Today, one of my closet pal just flied to Beijing to further his studies, me and the UTAR gang went to send him off as an official farewell. To be honest, I never thought I would really felt this unwillingness. Before he went off, we are still happily joking around and chatting as usual, as if nothing big or significant was happening, there wasn't a sense of parting, not even when we took group photos. Not until my buddy's mom suddenly rushed toward him and gave him a hug, a big warmth motherly hug, a hug which symbolizes a mother's deepest love and affection towards her parting son. And that's when we all suddenly realized this: My pal here is actually LEAVING. Leaving in terms of that you will never get to see him again for a few months. From what used to be every Sundays meet up to organizing a camp together, and until today. He was, leaving. And just when he said the last goodbye to us all, and seeing him walking along the corridor, this popped out of my head, thinking: "He's actually leaving. There will be no more Tingyew for a time being.". And just then, the emotions started to sink in.
It's rare for me to face such partings, I guess its because I felt that almost everyone that I hold dearly are always there by my side, making me feel simply, warmth and happy. However, what I experienced today was the same as the day that I visited my ex, which is the feeling that some bit of my heart just tore down, and the feeling of loneliness kicks in. Bits of pain, bits of unwillingness and bits of loneliness. So I see, this is the feeling of parting.

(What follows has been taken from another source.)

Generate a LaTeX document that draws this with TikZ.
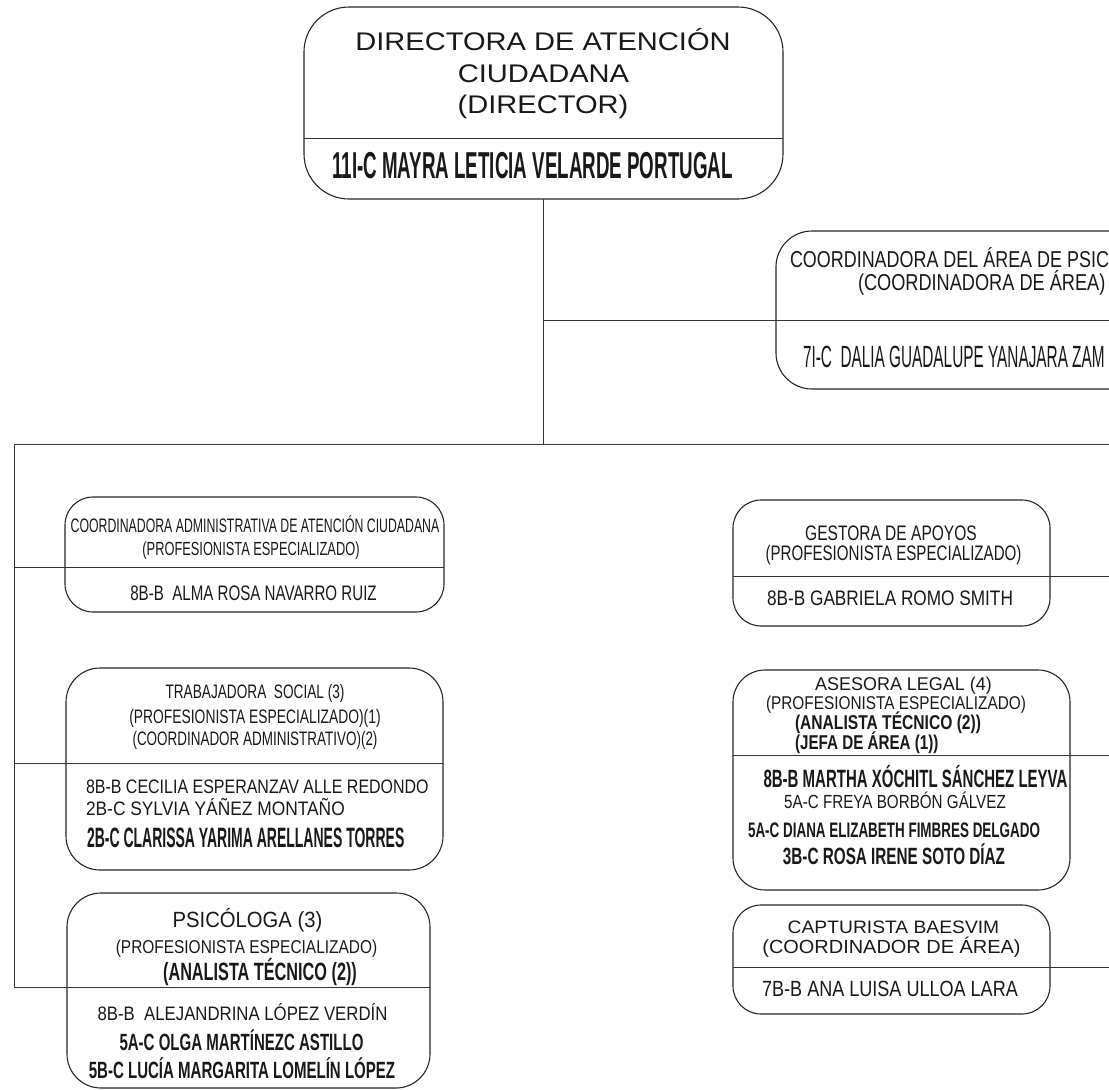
\documentclass[tikz,border=0pt]{standalone}
\usepackage{fontspec}
\setmainfont{Liberation Sans}
\usepackage{graphicx}
\tikzset{
  box/.style={draw=black!85, line width=1.1pt, rounded corners=28pt, inner sep=0pt, outer sep=0pt},
  conn/.style={draw=black!80, line width=1pt},
  txt/.style={inner sep=0pt, outer sep=0pt, text=black!90},
}
\newcommand\tx[7]{\node[txt,anchor=#1] (#2) at (#3,#4) {\fontsize{#5}{#5}\selectfont\scalebox{#6}[1]{#7}};}
\begin{document}
\begin{tikzpicture}[x=1pt,y=-1pt]
\useasboundingbox (0,0) rectangle (1109,1090);
\clip (0,0) rectangle (1109,1090);
% boxes
\node[box, rounded corners=45pt, minimum width=479pt, minimum height=192pt] (dir) at (543.5,103) {};
\node[box, rounded corners=36pt, minimum width=414pt, minimum height=158pt] (coord) at (983,310) {};
\node[box, minimum width=379pt, minimum height=115pt] (b1) at (254.5,554.5) {};
\node[box, rounded corners=34pt, minimum width=377pt, minimum height=202pt] (b2) at (254.5,769) {};
\node[box, rounded corners=34pt, minimum width=363pt, minimum height=195pt] (b3) at (248.5,990.5) {};
\node[box, minimum width=317pt, minimum height=126pt] (g) at (891.5,563) {};
\node[box, rounded corners=32pt, minimum width=337pt, minimum height=220pt] (a) at (901.5,780) {};
\node[box, minimum width=317pt, minimum height=109pt] (c) at (891.5,959.5) {};
% dividers
\coordinate (dirD) at (304,138);
\draw[conn] (dirD) -- (dirD -| dir.east);
% connectors
\coordinate (jc) at (543,320);
\coordinate (jm) at (543,444);
\coordinate (jl) at (14,444);
\coordinate (jr) at (1109,444);
\coordinate (l1) at (14,567);
\coordinate (l2) at (14,763);
\coordinate (l3) at (14,987);
\coordinate (r1) at (1109,576);
\coordinate (r2) at (1109,755);
\coordinate (r3) at (1109,967);
\draw[conn] (jc |- dir.south) -- (jm);
\draw[conn] (jc) -- (jc -| coord.east);
\draw[conn] (jl) -- (jr);
\draw[conn] (jl) -- (l3);
\draw[conn] (l1) -- (l1 -| b1.east);
\draw[conn] (l2) -- (l2 -| b2.east);
\draw[conn] (l3) -- (l3 -| b3.east);
\draw[conn] (r1 -| g.west) -- (r1);
\draw[conn] (r2 -| a.west) -- (r2);
\draw[conn] (r3 -| c.west) -- (r3);
% top box texts
\tx{base}{d1}{543}{50}{25.5}{1.14}{DIRECTORA DE ATENCIÓN}
\tx{base}{d2}{543.5}{82}{25.5}{1.14}{CIUDADANA}
\tx{base}{d3}{543}{113}{25.5}{1.14}{(DIRECTOR)}
\tx{base}{d4}{532.5}{178}{37.5}{0.5}{\bfseries 11I-C MAYRA LETICIA VELARDE PORTUGAL}
% coordinator box
\tx{base west}{c1}{790}{267}{23}{0.78}{COORDINADORA DEL ÁREA DE PSIC}
\tx{base west}{c2}{858}{290}{23}{0.79}{(COORDINADORA DE ÁREA)}
\tx{base west}{c3}{803}{367}{30.7}{0.5}{7I-C\ \ DALIA GUADALUPE YANAJARA ZAM}
% b1
\tx{base}{e1}{255}{532}{19.5}{0.63}{COORDINADORA ADMINISTRATIVA DE ATENCIÓN CIUDADANA}
\tx{base}{e2}{251}{555}{19}{0.675}{(PROFESIONISTA ESPECIALIZADO)}
\tx{base}{e3}{253.5}{600}{21}{0.72}{8B-B\ \ ALMA ROSA NAVARRO RUIZ}
% b2
\tx{base}{f1}{255}{698}{19.5}{0.70}{TRABAJADORA\ \ SOCIAL (3)}
\tx{base}{f2}{255}{723}{19.5}{0.71}{(PROFESIONISTA ESPECIALIZADO)(1)}
\tx{base}{f3}{255}{745}{19.5}{0.69}{(COORDINADOR ADMINISTRATIVO)(2)}
\tx{base west}{f4}{86}{793}{19.5}{0.82}{8B-B CECILIA ESPERANZAV ALLE REDONDO}
\tx{base west}{f5}{86}{815}{19.5}{0.89}{2B-C SYLVIA YÁÑEZ MONTAÑO}
\tx{base west}{f6}{87}{847}{28}{0.5}{\bfseries 2B-C CLARISSA YARIMA ARELLANES TORRES}
% b3
\tx{base}{h1}{247.5}{927}{22}{0.92}{PSICÓLOGA (3)}
\tx{base}{h2}{246.5}{953}{18.6}{0.83}{(PROFESIONISTA ESPECIALIZADO)}
\tx{base}{h3}{260}{980}{25}{0.65}{\bfseries (ANALISTA TÉCNICO (2))}
\tx{base}{h4}{242.5}{1020}{19.5}{0.86}{8B-B\ \ ALEJANDRINA LÓPEZ VERDÍN}
\tx{base}{h5}{241.5}{1050}{23.5}{0.64}{\bfseries 5A-C OLGA MARTÍNEZC ASTILLO}
\tx{base}{h6}{242}{1078}{23.5}{0.64}{\bfseries 5B-C LUCÍA MARGARITA LOMELÍN LÓPEZ}
% g
\tx{base}{g1}{891}{540}{21}{0.74}{GESTORA DE APOYOS}
\tx{base}{g2}{893.5}{560}{21}{0.72}{(PROFESIONISTA ESPECIALIZADO)}
\tx{base}{g3}{890}{605}{21}{0.82}{8B-B GABRIELA ROMO SMITH}
% a
\tx{base}{a1}{903.5}{690}{18.5}{0.97}{ASESORA LEGAL (4)}
\tx{base}{a2}{896}{709}{18.5}{0.83}{(PROFESIONISTA ESPECIALIZADO)}
\tx{base west}{a3}{795}{729}{20}{0.78}{\bfseries (ANALISTA TÉCNICO (2))}
\tx{base west}{a4}{795}{749}{20}{0.76}{\bfseries (JEFA DE ÁREA (1))}
\tx{base}{a5}{915.5}{787}{25}{0.6}{\bfseries 8B-B MARTHA XÓCHITL SÁNCHEZ LEYVA}
\tx{base}{a6}{895}{808}{19}{0.80}{5A-C FREYA BORBÓN GÁLVEZ}
\tx{base}{a7}{894}{837}{21}{0.64}{\bfseries 5A-C DIANA ELIZABETH FIMBRES DELGADO}
\tx{base}{a8}{894}{864}{23.5}{0.65}{\bfseries 3B-C ROSA IRENE SOTO DÍAZ}
% c
\tx{base}{k1}{893.5}{933}{18}{1.07}{CAPTURISTA BAESVIM}
\tx{base}{k2}{891.5}{953}{19}{1.05}{(COORDINADOR DE ÁREA)}
\tx{base}{k3}{890}{996}{22}{0.82}{7B-B ANA LUISA ULLOA LARA}
\end{tikzpicture}
\end{document}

And from this, I realized something, humans are really funny and slow creatures. When someone or something is taken from our life, only then we start to feel the sense of losing, and just only then we feel that we haven't been appreciating that someone or something's presence enough, and taken it for granted. I find it very amusing but at the same time, this feeling makes me feel more alive, more human, and i guess you could say this is life?
So, I guess this experience also serves as a reminder to me, that is to appreciate and treat each and every one of the people around me sincerely, whether is just acquaintance or best bros, cause you never know when will they disappear from your life. Just. Appreciate.